Copy exactly the lines that run from the top of the listing to the line containing "const yTicks = [0, 200, 400, 600, 800, 1000];", both ends included, and omit the pictures.

● ● ●

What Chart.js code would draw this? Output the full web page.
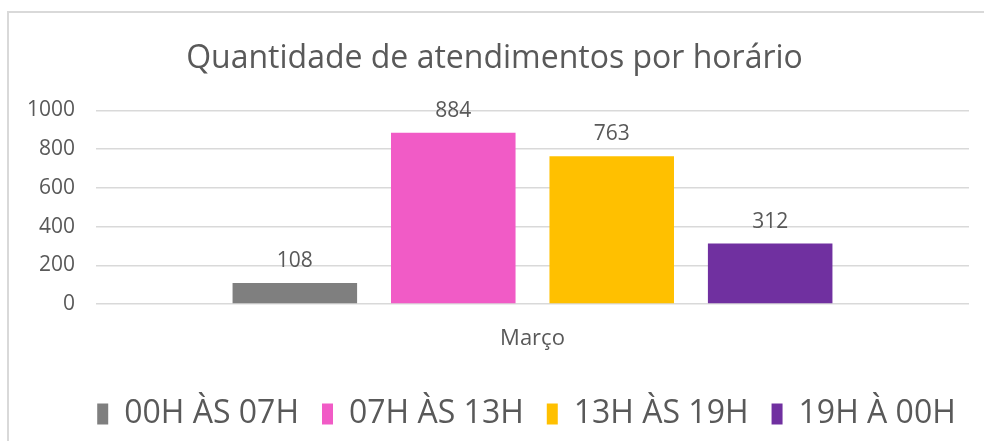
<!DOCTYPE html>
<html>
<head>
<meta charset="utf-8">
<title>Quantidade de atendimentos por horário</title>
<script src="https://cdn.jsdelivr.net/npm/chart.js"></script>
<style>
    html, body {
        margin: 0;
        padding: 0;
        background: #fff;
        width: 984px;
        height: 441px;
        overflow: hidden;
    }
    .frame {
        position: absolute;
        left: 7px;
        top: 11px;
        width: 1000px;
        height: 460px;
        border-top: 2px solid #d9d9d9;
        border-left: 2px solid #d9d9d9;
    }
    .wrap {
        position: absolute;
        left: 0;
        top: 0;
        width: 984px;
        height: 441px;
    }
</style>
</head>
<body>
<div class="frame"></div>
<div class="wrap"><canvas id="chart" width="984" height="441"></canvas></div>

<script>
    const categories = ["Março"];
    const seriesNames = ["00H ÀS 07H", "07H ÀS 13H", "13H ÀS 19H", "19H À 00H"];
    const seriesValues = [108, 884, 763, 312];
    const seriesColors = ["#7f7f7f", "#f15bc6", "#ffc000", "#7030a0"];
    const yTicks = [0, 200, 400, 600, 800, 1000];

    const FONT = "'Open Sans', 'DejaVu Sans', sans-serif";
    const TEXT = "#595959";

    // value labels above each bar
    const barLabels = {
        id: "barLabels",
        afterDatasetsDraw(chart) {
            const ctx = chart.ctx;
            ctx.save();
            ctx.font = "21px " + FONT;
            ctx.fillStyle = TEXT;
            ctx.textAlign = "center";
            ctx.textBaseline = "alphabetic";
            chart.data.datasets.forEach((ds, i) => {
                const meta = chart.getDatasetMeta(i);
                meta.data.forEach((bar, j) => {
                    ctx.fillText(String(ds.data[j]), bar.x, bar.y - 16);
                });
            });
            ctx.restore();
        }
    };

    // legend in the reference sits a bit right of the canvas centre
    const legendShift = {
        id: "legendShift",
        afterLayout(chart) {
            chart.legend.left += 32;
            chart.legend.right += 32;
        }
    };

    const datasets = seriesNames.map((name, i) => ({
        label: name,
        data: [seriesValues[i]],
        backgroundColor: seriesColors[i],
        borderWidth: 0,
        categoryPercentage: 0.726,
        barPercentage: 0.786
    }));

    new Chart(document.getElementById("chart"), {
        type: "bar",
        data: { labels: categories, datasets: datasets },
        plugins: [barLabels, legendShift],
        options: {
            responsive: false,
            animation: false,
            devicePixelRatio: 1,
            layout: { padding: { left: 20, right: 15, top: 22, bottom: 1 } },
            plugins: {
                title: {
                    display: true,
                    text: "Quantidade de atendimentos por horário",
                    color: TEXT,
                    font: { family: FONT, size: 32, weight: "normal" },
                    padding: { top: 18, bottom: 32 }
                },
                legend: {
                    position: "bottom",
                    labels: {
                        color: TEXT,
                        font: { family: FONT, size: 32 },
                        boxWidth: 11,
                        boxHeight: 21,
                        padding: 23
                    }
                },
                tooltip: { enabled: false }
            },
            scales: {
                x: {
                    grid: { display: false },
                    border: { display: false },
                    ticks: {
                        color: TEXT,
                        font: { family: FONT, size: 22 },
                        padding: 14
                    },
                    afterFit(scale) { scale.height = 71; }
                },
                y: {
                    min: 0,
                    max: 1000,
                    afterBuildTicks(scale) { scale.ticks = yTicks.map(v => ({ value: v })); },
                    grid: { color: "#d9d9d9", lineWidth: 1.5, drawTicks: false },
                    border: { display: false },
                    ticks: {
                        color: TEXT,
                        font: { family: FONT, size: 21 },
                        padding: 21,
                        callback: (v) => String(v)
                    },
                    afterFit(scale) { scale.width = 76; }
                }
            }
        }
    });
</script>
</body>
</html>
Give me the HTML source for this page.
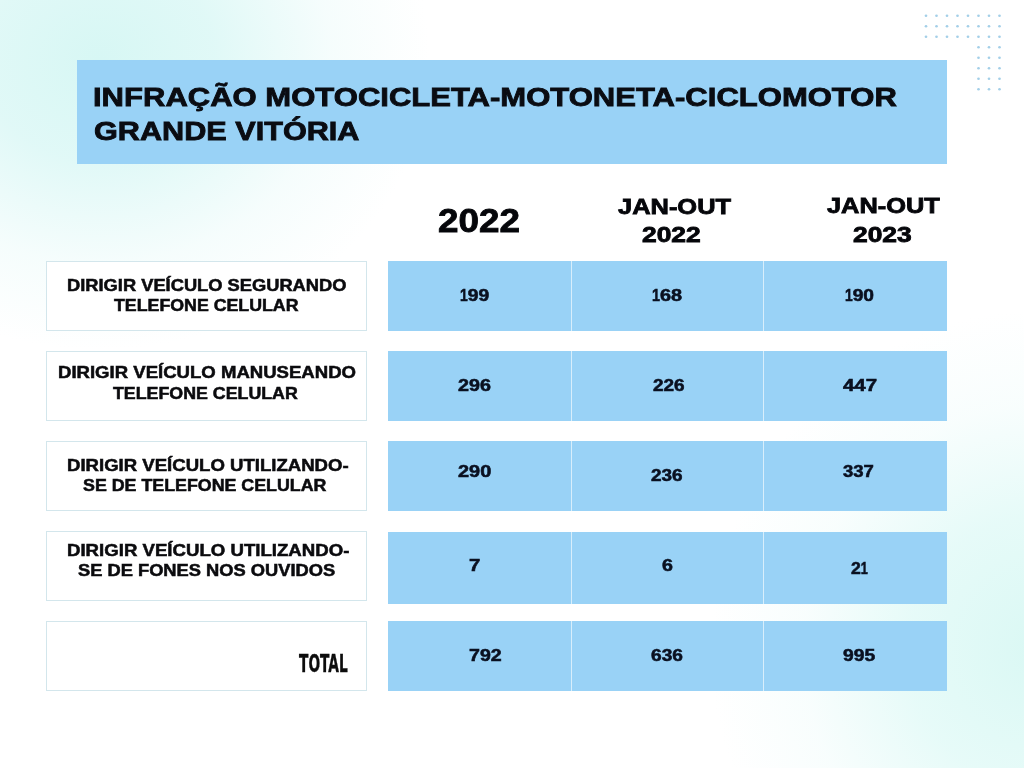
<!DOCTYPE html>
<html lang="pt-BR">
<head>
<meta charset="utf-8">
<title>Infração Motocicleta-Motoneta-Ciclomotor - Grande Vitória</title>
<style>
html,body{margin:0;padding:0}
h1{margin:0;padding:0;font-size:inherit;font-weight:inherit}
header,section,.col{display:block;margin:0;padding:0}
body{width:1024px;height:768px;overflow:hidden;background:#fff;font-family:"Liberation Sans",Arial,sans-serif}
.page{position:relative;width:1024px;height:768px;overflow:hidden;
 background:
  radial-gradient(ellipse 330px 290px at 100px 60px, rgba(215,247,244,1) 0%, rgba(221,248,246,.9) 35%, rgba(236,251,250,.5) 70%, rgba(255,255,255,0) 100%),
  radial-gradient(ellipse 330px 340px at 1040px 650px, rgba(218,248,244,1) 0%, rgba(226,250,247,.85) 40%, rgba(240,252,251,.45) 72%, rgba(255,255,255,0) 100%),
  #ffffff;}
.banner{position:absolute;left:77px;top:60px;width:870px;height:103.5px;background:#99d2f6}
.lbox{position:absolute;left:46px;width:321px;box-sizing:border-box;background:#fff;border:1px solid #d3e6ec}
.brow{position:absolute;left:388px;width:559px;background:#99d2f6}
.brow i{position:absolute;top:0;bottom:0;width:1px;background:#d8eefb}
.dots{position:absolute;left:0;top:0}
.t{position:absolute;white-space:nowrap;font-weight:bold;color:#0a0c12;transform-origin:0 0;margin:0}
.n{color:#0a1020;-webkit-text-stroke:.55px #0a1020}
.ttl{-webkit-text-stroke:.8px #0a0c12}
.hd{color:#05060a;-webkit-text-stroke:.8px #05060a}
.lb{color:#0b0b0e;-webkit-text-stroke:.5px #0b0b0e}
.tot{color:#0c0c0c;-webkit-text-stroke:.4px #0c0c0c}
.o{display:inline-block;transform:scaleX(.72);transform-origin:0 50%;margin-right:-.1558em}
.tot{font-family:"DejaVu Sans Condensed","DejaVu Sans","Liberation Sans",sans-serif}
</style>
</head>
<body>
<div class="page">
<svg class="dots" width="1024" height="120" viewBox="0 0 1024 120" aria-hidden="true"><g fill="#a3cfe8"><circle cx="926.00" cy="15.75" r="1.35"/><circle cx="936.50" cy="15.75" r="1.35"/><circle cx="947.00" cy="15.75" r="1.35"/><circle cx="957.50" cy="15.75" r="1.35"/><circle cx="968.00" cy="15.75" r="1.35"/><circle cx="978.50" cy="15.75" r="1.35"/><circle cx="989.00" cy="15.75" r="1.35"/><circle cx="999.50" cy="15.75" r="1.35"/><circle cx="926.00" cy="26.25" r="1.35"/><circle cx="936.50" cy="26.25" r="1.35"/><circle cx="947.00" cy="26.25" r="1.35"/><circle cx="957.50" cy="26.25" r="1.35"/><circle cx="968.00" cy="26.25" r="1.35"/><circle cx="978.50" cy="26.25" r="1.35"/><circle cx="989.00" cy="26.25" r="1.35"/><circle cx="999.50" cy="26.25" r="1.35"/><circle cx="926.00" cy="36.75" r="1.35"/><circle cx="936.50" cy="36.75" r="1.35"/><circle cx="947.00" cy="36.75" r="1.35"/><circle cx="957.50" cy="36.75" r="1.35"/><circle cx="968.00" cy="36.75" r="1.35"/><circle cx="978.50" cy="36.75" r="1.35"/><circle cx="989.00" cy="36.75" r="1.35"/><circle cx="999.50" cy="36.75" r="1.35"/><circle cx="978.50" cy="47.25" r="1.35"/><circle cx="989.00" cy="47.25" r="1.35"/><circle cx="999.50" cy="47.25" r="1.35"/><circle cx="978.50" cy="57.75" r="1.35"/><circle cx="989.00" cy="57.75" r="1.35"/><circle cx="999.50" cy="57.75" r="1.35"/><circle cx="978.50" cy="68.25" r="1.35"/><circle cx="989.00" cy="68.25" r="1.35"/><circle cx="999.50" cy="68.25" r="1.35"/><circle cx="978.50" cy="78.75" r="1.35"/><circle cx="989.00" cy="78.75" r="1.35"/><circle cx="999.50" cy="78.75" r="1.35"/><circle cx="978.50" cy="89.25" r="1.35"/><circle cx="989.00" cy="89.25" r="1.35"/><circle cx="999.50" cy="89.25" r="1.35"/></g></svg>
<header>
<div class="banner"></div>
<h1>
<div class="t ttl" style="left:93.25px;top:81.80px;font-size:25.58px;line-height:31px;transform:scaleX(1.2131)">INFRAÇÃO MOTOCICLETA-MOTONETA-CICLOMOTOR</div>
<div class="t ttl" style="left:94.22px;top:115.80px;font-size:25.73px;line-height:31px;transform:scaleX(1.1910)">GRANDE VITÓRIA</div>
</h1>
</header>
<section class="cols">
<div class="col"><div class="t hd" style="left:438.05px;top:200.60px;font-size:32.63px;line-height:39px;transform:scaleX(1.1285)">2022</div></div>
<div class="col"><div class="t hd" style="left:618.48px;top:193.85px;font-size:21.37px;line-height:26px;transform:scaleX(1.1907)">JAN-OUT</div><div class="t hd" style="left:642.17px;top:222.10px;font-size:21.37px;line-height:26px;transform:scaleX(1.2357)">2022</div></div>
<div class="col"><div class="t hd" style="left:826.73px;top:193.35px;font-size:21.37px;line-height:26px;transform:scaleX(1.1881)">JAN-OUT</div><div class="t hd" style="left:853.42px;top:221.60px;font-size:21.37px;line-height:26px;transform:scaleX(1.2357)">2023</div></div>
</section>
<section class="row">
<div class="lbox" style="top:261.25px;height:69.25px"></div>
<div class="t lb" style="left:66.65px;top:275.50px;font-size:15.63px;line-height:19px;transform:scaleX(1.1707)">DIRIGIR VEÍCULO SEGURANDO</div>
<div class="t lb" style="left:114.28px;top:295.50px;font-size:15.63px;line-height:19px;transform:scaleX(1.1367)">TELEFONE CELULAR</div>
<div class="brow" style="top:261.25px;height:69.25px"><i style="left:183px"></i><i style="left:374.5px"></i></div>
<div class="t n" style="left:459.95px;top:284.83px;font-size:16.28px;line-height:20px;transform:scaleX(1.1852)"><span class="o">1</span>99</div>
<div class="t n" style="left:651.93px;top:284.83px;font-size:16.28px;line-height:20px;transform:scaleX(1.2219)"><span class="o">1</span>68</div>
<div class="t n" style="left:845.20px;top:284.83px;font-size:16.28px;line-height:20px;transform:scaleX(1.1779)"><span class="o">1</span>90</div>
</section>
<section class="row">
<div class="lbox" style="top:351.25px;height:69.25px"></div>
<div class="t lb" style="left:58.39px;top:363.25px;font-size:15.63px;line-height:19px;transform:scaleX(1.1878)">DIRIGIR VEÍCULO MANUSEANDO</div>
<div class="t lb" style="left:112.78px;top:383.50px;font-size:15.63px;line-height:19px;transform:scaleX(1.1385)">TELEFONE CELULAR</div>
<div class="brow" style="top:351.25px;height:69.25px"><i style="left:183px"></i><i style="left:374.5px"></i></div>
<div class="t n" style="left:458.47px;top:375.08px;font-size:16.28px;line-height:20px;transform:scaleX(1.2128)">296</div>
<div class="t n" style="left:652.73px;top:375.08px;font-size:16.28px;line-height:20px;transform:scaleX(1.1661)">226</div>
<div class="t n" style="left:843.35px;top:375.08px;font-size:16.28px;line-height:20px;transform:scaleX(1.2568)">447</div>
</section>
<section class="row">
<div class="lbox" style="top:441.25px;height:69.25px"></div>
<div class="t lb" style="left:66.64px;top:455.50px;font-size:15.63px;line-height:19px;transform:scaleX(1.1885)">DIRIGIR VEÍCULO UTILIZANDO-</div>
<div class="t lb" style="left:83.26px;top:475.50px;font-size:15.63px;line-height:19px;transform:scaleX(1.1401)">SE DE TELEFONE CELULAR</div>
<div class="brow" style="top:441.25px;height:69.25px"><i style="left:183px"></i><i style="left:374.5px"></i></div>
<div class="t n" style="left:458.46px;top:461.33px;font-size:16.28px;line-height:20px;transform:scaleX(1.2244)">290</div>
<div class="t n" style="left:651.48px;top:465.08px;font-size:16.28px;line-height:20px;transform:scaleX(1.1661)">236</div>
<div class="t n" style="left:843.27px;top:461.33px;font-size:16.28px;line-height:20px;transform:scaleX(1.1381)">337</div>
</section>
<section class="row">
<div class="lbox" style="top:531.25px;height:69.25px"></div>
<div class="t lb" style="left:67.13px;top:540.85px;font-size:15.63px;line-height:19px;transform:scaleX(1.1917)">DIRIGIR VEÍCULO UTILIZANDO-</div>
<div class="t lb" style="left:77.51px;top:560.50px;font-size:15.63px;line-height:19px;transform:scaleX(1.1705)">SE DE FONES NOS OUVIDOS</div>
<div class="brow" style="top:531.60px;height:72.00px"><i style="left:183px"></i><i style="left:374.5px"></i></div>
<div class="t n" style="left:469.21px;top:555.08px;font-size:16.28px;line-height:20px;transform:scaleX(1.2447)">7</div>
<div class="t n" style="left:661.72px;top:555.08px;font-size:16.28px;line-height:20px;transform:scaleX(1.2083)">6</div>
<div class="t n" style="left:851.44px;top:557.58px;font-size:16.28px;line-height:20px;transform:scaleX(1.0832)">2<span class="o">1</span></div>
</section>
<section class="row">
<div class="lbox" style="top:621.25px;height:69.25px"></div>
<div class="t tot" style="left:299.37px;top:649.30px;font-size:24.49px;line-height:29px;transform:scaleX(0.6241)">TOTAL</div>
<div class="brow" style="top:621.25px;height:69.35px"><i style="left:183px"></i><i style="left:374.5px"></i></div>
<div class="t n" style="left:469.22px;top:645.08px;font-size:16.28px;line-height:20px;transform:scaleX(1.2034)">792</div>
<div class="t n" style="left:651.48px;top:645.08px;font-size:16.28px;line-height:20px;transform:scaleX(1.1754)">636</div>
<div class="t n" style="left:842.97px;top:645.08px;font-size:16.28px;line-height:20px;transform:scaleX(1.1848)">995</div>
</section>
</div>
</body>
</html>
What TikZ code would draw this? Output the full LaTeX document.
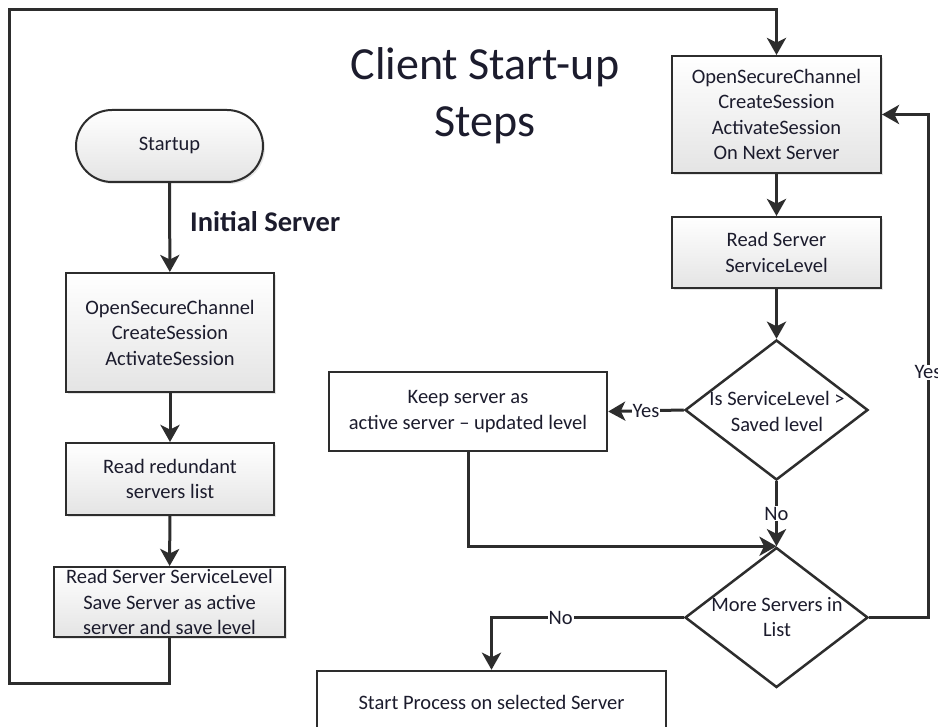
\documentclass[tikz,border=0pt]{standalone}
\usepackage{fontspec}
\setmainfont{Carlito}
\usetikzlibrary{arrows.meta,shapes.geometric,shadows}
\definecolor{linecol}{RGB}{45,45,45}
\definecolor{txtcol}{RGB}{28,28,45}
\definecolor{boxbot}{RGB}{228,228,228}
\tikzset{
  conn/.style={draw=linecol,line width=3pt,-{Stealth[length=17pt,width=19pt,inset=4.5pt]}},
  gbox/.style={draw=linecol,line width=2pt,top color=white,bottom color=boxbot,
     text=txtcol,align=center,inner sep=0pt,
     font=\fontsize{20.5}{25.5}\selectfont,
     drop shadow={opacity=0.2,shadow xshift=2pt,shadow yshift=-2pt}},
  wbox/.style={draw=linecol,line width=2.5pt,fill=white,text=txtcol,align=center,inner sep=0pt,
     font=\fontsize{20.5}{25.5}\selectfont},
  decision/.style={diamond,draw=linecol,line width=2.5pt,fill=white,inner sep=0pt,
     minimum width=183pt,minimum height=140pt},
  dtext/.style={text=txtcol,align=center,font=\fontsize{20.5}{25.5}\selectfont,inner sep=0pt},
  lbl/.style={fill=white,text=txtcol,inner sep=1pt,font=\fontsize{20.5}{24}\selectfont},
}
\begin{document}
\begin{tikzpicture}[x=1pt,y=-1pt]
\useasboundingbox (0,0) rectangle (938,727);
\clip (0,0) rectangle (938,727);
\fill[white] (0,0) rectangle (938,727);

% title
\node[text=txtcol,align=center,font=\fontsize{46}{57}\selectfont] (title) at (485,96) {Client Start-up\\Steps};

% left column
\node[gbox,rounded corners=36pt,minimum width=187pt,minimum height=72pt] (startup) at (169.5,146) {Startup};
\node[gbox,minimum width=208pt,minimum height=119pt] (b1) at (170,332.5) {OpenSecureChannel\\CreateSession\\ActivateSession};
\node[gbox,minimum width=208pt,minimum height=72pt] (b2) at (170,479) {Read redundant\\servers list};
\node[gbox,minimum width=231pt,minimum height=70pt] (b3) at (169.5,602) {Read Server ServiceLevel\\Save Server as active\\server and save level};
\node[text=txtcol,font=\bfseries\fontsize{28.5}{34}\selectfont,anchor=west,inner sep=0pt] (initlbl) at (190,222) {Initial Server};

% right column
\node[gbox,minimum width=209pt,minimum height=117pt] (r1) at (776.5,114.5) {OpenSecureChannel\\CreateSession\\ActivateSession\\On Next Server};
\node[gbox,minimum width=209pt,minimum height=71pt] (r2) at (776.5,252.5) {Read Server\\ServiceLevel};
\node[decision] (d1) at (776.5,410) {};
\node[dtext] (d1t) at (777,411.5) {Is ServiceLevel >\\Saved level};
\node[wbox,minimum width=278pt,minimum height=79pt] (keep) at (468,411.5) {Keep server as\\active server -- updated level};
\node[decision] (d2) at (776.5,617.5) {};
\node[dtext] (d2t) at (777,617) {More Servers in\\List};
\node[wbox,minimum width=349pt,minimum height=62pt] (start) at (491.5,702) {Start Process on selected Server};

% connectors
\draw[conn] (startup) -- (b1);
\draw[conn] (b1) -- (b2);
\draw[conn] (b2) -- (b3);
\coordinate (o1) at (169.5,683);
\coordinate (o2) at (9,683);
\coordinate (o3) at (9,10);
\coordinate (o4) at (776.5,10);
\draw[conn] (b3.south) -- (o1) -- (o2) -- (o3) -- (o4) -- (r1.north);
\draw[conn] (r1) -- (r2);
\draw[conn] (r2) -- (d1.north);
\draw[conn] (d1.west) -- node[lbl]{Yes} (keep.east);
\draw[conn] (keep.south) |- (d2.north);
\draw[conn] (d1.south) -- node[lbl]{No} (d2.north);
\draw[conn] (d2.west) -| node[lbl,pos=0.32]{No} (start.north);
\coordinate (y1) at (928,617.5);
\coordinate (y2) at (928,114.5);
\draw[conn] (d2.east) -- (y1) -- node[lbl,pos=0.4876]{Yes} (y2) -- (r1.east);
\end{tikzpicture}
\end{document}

● ● ●

- TASK SOLUTION -
What Chart.js code would draw this? Output the full web page.
<!DOCTYPE html>
<html>
<head>
<meta charset="utf-8">
<title>Quantidade de atendimentos por horário</title>
<script src="https://cdn.jsdelivr.net/npm/chart.js"></script>
<style>
    html, body {
        margin: 0;
        padding: 0;
        background: #fff;
        width: 984px;
        height: 441px;
        overflow: hidden;
    }
    .frame {
        position: absolute;
        left: 7px;
        top: 11px;
        width: 1000px;
        height: 460px;
        border-top: 2px solid #d9d9d9;
        border-left: 2px solid #d9d9d9;
    }
    .wrap {
        position: absolute;
        left: 0;
        top: 0;
        width: 984px;
        height: 441px;
    }
</style>
</head>
<body>
<div class="frame"></div>
<div class="wrap"><canvas id="chart" width="984" height="441"></canvas></div>

<script>
    const categories = ["Março"];
    const seriesNames = ["00H ÀS 07H", "07H ÀS 13H", "13H ÀS 19H", "19H À 00H"];
    const seriesValues = [108, 884, 763, 312];
    const seriesColors = ["#7f7f7f", "#f15bc6", "#ffc000", "#7030a0"];
    const yTicks = [0, 200, 400, 600, 800, 1000];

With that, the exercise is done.